Now, bringing the right people together isn’t the complete solution, because it doesn’t necessarily solve the problem of those right people being bottlenecks. The solution we employ (recommendations from the framework) is twofold: i) learning to delegate, for example by using delegation poker and ii) setting boundaries.  Both of these tools allow PMs and SAs and indeed other stakeholders to not be a bottleneck, but continue to be able to do their job and have an overview of what is going on.
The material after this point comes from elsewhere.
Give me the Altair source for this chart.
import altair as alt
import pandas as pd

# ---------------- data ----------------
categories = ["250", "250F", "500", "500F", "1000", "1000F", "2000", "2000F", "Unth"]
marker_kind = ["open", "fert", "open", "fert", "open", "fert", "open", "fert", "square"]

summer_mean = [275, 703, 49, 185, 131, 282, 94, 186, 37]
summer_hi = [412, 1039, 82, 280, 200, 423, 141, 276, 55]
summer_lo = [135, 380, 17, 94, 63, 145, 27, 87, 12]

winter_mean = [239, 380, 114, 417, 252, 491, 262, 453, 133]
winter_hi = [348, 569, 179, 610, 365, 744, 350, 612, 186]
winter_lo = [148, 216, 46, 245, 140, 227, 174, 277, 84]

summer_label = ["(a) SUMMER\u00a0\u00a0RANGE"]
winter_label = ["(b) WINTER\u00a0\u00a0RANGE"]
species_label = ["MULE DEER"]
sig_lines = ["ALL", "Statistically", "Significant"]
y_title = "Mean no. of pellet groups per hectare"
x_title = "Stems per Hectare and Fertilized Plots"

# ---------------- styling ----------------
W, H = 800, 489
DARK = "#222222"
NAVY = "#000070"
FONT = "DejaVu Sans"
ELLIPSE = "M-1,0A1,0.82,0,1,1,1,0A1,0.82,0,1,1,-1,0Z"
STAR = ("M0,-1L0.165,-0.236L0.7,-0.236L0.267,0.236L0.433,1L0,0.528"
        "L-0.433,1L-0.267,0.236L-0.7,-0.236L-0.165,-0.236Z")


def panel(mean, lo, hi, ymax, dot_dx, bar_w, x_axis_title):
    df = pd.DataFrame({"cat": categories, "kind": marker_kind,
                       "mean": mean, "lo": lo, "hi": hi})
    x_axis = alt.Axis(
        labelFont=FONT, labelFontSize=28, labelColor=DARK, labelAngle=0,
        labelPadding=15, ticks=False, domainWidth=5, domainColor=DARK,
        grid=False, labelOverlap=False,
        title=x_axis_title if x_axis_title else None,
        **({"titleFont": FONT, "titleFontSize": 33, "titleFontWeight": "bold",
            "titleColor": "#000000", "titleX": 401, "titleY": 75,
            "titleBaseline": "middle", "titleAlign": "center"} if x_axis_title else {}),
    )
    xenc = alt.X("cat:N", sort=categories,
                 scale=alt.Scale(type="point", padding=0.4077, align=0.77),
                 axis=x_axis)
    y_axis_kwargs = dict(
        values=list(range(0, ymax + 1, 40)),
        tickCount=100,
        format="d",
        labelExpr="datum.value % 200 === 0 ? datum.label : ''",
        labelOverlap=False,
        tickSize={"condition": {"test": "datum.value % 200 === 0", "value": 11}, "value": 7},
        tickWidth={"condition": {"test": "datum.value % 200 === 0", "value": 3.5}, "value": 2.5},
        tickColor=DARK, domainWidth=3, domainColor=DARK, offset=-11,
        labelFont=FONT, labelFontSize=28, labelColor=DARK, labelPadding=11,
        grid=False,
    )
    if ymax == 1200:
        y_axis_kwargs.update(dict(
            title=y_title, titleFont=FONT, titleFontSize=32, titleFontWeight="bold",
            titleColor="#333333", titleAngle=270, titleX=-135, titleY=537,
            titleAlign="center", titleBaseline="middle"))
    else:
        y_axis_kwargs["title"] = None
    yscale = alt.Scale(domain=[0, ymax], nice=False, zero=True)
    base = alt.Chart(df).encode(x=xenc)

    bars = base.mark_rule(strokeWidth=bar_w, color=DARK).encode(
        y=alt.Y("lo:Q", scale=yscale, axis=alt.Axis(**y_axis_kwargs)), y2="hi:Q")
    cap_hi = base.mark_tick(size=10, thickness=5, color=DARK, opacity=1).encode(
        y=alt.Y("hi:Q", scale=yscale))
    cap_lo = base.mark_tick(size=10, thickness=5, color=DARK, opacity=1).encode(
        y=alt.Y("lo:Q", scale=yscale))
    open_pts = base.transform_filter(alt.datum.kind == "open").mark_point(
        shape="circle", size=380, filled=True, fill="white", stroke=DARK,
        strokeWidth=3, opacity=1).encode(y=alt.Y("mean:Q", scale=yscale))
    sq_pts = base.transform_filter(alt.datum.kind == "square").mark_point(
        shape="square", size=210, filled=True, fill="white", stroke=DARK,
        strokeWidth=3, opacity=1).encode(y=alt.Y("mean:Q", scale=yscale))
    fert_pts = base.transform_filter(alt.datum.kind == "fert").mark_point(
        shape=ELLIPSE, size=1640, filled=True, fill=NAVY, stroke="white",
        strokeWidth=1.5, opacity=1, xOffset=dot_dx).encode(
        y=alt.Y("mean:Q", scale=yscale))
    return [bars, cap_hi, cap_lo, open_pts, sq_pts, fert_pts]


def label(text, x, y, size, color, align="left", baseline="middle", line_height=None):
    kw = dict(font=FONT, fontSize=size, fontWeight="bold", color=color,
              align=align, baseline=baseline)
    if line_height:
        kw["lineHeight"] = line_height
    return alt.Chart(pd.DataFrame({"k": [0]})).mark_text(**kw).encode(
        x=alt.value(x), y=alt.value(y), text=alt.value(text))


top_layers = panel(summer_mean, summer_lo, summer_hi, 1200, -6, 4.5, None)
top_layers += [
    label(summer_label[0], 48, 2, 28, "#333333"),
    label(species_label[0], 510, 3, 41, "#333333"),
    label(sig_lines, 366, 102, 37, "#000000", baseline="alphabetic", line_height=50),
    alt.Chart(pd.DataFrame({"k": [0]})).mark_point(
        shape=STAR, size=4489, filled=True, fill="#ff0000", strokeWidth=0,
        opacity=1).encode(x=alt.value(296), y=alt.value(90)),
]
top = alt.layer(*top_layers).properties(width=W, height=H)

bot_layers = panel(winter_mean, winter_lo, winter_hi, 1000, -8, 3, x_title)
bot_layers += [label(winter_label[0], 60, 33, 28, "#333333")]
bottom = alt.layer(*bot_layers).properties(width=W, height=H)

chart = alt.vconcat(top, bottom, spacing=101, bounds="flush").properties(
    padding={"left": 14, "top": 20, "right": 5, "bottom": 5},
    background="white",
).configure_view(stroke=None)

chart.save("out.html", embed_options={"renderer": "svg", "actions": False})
Delegation poker allows stakeholders to give the required inputs and get the necessary feedback, so that they can continue to align the strategy of an organisation. Boundaries are important for similar reasons…

Setting Boundaries

The following diagram should help to highlight which types of communication and decision making are problematic. It assumes two levels of management above the teams, as mentioned at the start of this article, and that the middle level has a leadership team known as a Troika, consisting of one or more system architects, product managers, an RTE (Release Train Engineer) and perhaps a person responsible for quality assurance. The main problem is that members of the ART troika are not involved in communication, and that makes our job harder, because we cannot maintain an overview of requirements, priorities, architecture, designs, problems in the organisation, conflicts, etc. This leads to the organisation not being able to follow the vision and strategic objectives set by the troika, and having to fire-fight to compensate.
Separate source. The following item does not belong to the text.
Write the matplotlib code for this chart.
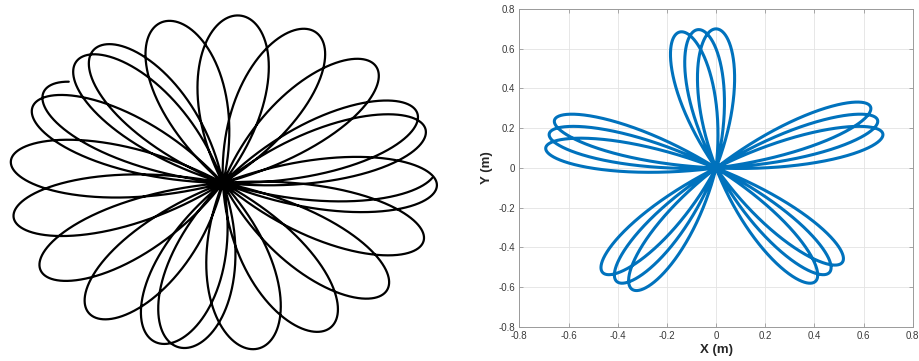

Examples of problematic communications / decisions:

  • any from the level(s) above the ART talking directly to teams, can cause conflicting priorities or conflicting (non-)functional requirements. I have seen this happen all too often
  • particularly system architects talking directly to teams of other ARTs, bypassing not only the architects who help their teams produce their components, but often bypassing PMs and POs and hence priority. This happens because an architect needs something to be delivered in order for their teams to move forward and is often a result of something that was forgotten during design, or because their requirements are prioritised lower than those of the foreign teams that they are approaching
  • contact between teams should be encouraged and nurtured, but is often difficult to achieve, because of the focus that teams have on their own components, or because software engineers can be introverted. It is however important to ensure that assumptions or decisions that they make, are exchanged with the relevant ART troika members, so that they can continue to do their job well. We often talk about giving teams the opportunity to influence architecture, so long as they “return the favour” by involving the relevant SAs and PMs (the word “favour” is used loosely, because why on earth shouldn’t we encourage teams to be involved in architecture and requirements analysis – there are so many advantages of doing this – the ability to scale, finding staff for promotions, shift-left – see above, etc.)

The Result

Using the RIPE Framework, including learning to delegate and setting boundaries so that the right people are continuously talking to each other, has helped us scale. The PMs and SAs are no longer the bottlenecks, but are still able to maintain the overview in order to guide the organisation. We have much less need to fire-fight during PI-Plannings or indeed during PIs. Expensive requirements are more easily corrected before being implemented. Teams are heavily involved in design and analysis and have contact with business stakeholders and users and customers. PMs delegate more to POs and SAs delegate more to “lead devs”, meaning that in theory, we’ve been able to scale our “unblocking power” by a factor of three since we have roughly three teams per SA/PM pair. In the last month we have delivered a major release pretty much on time and I’ve been in the middle of coordinating the last changes and critical bug fixes, and it certainly feels as though we are not only making decisions faster, but also delivering functionality faster. The decisions being made are also more visible to anyone who needs to be able to see them. Our flow is simply beyond impressive and I am very proud to be a part of this organisation and what it is achieving!